Interview with Anya Wylde, author of The Wicked Wager

Publisher: Amazon Digital Services

Publish Date: August 7, 2012

Order From:  Amazon 

Synopsis: The infamous rake, Lord Richard Hamilton, has finally chosen his bride—the very appropriate Miss Emma Grey.

The ton approves, Lord Grey is pleased, Lady Grey delighted, and Emma is over the moon, but her uncle, (the blasted) Duke of Arden opposes the match, and Emma is ordered to move to the duke’s estate to think things over.

Richard Hamilton refuses to take things lying down and concocts a plan. A plan that should have brought the lovers together and had them married within a month. It was a simple matter of masquerading as the duke’s gardener, compromising the lady, and then having the duke rush them off to Gretna Green.

Alas, he underestimates the duke’s intelligence and the tangled situation on the estate—never had he imagined that compromising a lady could be so difficult.

His endeavours lead to a comedy of errors, charades, and knotty love affairs.

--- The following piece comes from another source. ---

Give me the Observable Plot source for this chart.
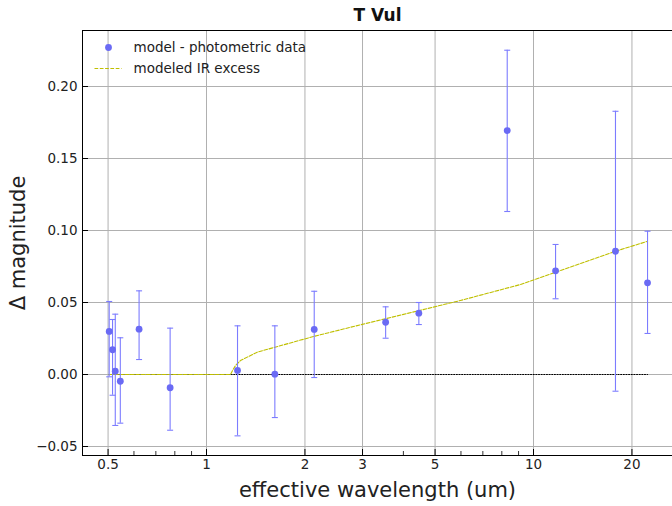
<!DOCTYPE html>
<html><head><meta charset="utf-8">
<script src="https://cdn.jsdelivr.net/npm/d3@7"></script>
<script src="https://cdn.jsdelivr.net/npm/@observablehq/plot@0.6"></script>
<style>html,body{margin:0;padding:0;background:#fff;overflow:hidden} svg{display:block}</style>
</head><body><div id="chart"></div>
<script>
// Photometric points: effective wavelength (um), model - data (mag), error bar limits
const lambda  = [0.504, 0.516, 0.526, 0.545, 0.622, 0.774, 1.244, 1.618, 2.135, 3.53, 4.46, 8.31, 11.68, 17.81, 22.32];
const delta   = [0.0299, 0.0172, 0.0023, -0.0047, 0.0315, -0.0092, 0.0028, 0.0002, 0.0313, 0.0363, 0.0426, 0.1694, 0.0720, 0.0856, 0.0637];
const errLow  = [-0.0016, -0.0144, -0.0354, -0.0338, 0.0104, -0.0387, -0.0426, -0.0299, -0.0021, 0.0252, 0.0347, 0.1132, 0.0526, -0.0116, 0.0285];
const errHigh = [0.0507, 0.0382, 0.0419, 0.0255, 0.0581, 0.0322, 0.0338, 0.0338, 0.0578, 0.0470, 0.0500, 0.2252, 0.0903, 0.1828, 0.0995];

// Modeled IR excess curve
const modelLambda = [0.504, 1.184, 1.201, 1.227, 1.270, 1.429, 1.720, 2.124, 2.756, 5.98, 9.125, 17.81, 22.32];
const modelDelta  = [0, 0, 0.0028, 0.0063, 0.0097, 0.0155, 0.0206, 0.0264, 0.0328, 0.0514, 0.0625, 0.0856, 0.0925];

// Zero reference line
const zeroLambda = [0.504, 22.32];
const zeroDelta  = [0, 0];

const xTicks = [0.5, 1, 2, 3, 5, 10, 20];
const xMinorTicks = [0.6, 0.7, 0.8, 0.9, 4, 6, 7, 8, 9];
const yTicks = [-0.05, 0, 0.05, 0.10, 0.15, 0.20];
const xDomain = [0.4176, 26.61];
const yDomain = [-0.05625, 0.2389];

const seriesLabels = ["model - photometric data", "modeled IR excess"];
const title = "T Vul";
const xLabel = "effective wavelength (um)";
const yLabel = "\u0394 magnitude";

const points = lambda.map((l, i) => ({l, d: delta[i], lo: errLow[i], hi: errHigh[i]}));
const model = modelLambda.map((l, i) => ({l, d: modelDelta[i]}));
const zero = zeroLambda.map((l, i) => ({l, d: zeroDelta[i]}));

const hline = {draw(ctx, size) { const w = Math.sqrt(size / Math.PI); ctx.moveTo(-w, 0); ctx.lineTo(w, 0); }};

const W = 672, H = 506, mL = 82, mR = 0, mT = 30, mB = 51;
const fw = W - mL - mR, fh = H - mT - mB;
const ptC = "#6a6af4", barC = "#7c7cff", yellow = "#bfbf00", gridC = "#b0b0b0";
const font = "DejaVu Sans, sans-serif";

const chart = Plot.plot({
  width: W, height: H,
  marginLeft: mL, marginRight: mR, marginTop: mT, marginBottom: mB,
  style: {fontFamily: font, background: "#fff", overflow: "visible"},
  x: {type: "log", domain: xDomain},
  y: {domain: yDomain},
  marks: [
    Plot.ruleX(xTicks, {x: d => d, stroke: gridC, strokeWidth: 1}),
    Plot.ruleY(yTicks, {y: d => d, stroke: gridC, strokeWidth: 1}),
    Plot.line(zero, {x: "l", y: "d", stroke: "black", strokeWidth: 1, strokeDasharray: "1,1.65"}),
    Plot.line(model, {x: "l", y: "d", stroke: yellow, strokeWidth: 1.1, strokeDasharray: "3.7,1.6", curve: "linear"}),
    Plot.ruleX(points, {x: "l", y1: "lo", y2: "hi", stroke: barC, strokeWidth: 1.1}),
    Plot.dot(points, {x: "l", y: "lo", symbol: hline, r: 3, fill: "none", stroke: barC, strokeWidth: 1.1}),
    Plot.dot(points, {x: "l", y: "hi", symbol: hline, r: 3, fill: "none", stroke: barC, strokeWidth: 1.1}),
    Plot.dot(points, {x: "l", y: "d", r: 3.4, fill: ptC, stroke: "none"}),
    // legend
    Plot.dot([0], {frameAnchor: "top-left", dx: 26, dy: 17, r: 3.4, fill: ptC, stroke: "none"}),
    Plot.dot([0], {frameAnchor: "top-left", dx: 25.5, dy: 38, symbol: hline, r: 13.5, fill: "none", stroke: yellow, strokeWidth: 1.1, strokeDasharray: "3.7,1.6"}),
    Plot.text([seriesLabels[0]], {text: d => d, frameAnchor: "top-left", dx: 51, dy: 17, textAnchor: "start", lineAnchor: "middle", fontSize: 13.5, fill: "#222"}),
    Plot.text([seriesLabels[1]], {text: d => d, frameAnchor: "top-left", dx: 51, dy: 38, textAnchor: "start", lineAnchor: "middle", fontSize: 13.5, fill: "#222"}),
    // frame (left, bottom, top)
    Plot.frame({anchor: "left", stroke: "black", strokeWidth: 1}),
    Plot.frame({anchor: "bottom", stroke: "black", strokeWidth: 1}),
    Plot.frame({anchor: "top", stroke: "black", strokeWidth: 1}),
    // inward ticks
    Plot.tickX(xTicks, {x: d => d, insetTop: fh - 6, stroke: "black", strokeWidth: 1}),
    Plot.tickX(xMinorTicks, {x: d => d, insetTop: fh - 4, stroke: "black", strokeWidth: 0.8}),
    Plot.tickY(yTicks, {y: d => d, insetRight: fw - 6, stroke: "black", strokeWidth: 1}),
    // axes labels
    Plot.axisX({ticks: xTicks, tickSize: 0, tickPadding: 4, tickFormat: d => String(d), label: null, fontSize: 13.5, fill: "#222"}),
    Plot.axisY({ticks: yTicks, tickSize: 0, tickPadding: 5, tickFormat: d3.format(".2f"), label: null, fontSize: 13.5, fill: "#222"}),
    Plot.text([title], {text: d => d, frameAnchor: "top", dy: -15, lineAnchor: "middle", fontWeight: "bold", fontSize: 17, fill: "#111"}),
    Plot.text([xLabel], {text: d => d, frameAnchor: "bottom", dy: 35, lineAnchor: "middle", textAnchor: "middle", fontSize: 21, fill: "#222"}),
    Plot.text([yLabel], {text: d => d, frameAnchor: "left", dx: -64, rotate: -90, lineAnchor: "middle", textAnchor: "middle", fontSize: 21, fill: "#222"})
  ]
});
document.getElementById("chart").appendChild(chart);
</script>
</body></html>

Yet he forges ahead in spite of pesky house guests, a flea bitten mattress, his lovesick best friend, and a blackmailer.

Just when things seem to be going well, someone is murdered (very inconvenient), and he happens to be one of the suspects (extremely inconvenient).

His simple plan for winning the wager suddenly becomes … a tad complicated.

Author Bio (from Goodreads): Anya Wylde lives in Ireland along with her husband and a fat French poodle (now on a diet). She can cook a mean curry, and her idea of exercise is occasionally stretching her toes. She holds a degree in English literature and adores reading and writing.

Interview: Q. How did you come up with the idea for The Wicked Wager?

I tell myself stories sometimes to fall asleep.  Counting sheep never helps, since I am terrified of numbers. So one night last year I was telling myself a story, and instead of falling asleep I started laughing. My husband was seriously alarmed at seeing me cackle away in the middle of the night for no particular reason. I was so entertained that I decided to write the plot down. It soon grew to be a full length novel.

Q. Is there a message in The Wicked Wager that you want readers to grasp?

I wrote the book to entertain. The only message is to be a little mad, a little ridiculous, and drink life to the lees.

Q. If you had to do it all over again, would you change anything about the book?

 Yes. I would redo the entire book. There is always room for improvement.

Q. What was the hardest part of writing The Wicked Wager?

The hardest part was writing the romantic scenes between the couples. Every time the hero would try and kiss the heroine, she would end up smacking him. It took me a few tries to get the two to kiss each other.

Q. Did you learn anything from writing The Wicked Wager and what was it?

I did learn a lot. The more you write the better you understand the craft. I had to brush up my grammar and learn all about squinting modifiers and whatnot. I know a lot more now of what is needed to make a story flow and how to sketch out characters. I also realized what my strong and weak points are as an author.

Q. Did you have a musical playlist you listen to when writing? If so, what kind of music?

Nope. I like complete silence when I am writing. I hate being disturbed.

Q. Do you recall how your interest in writing originated?

Yes, I was ten and read the Faraway tree by Enid Blyton. I loved it so much that I decided to write an ode to the author. I have been writing ever since.

Q. Who is your favorite author and what is it that really strikes you about their work?

This is a hard question. I love so many authors, but I think Lewis Carroll stands out most vividly in my mind at the moment. I love the way he created an entire loony world in a relatively short novel. Each of his characters are so beautifully crafted that they come alive and leap of the pages. Most of all I like the fact that his books are entertaining from the beginning until the very end.

Q. Tell us your latest news.

I am working on a new novel called ‘Penelope’. This one is a humorous regency romance about a country bumpkin who arrives in London along with Lady Bathsheba (her pet goat) in order to catch a man to marry. After that I will be working on a mystery series.

Q. Do you have anything specific that you want to say to your readers?

I hope you enjoy the book, and if ‘The Wicked Wager’ makes you laugh even once, then I have succeeded in my goal.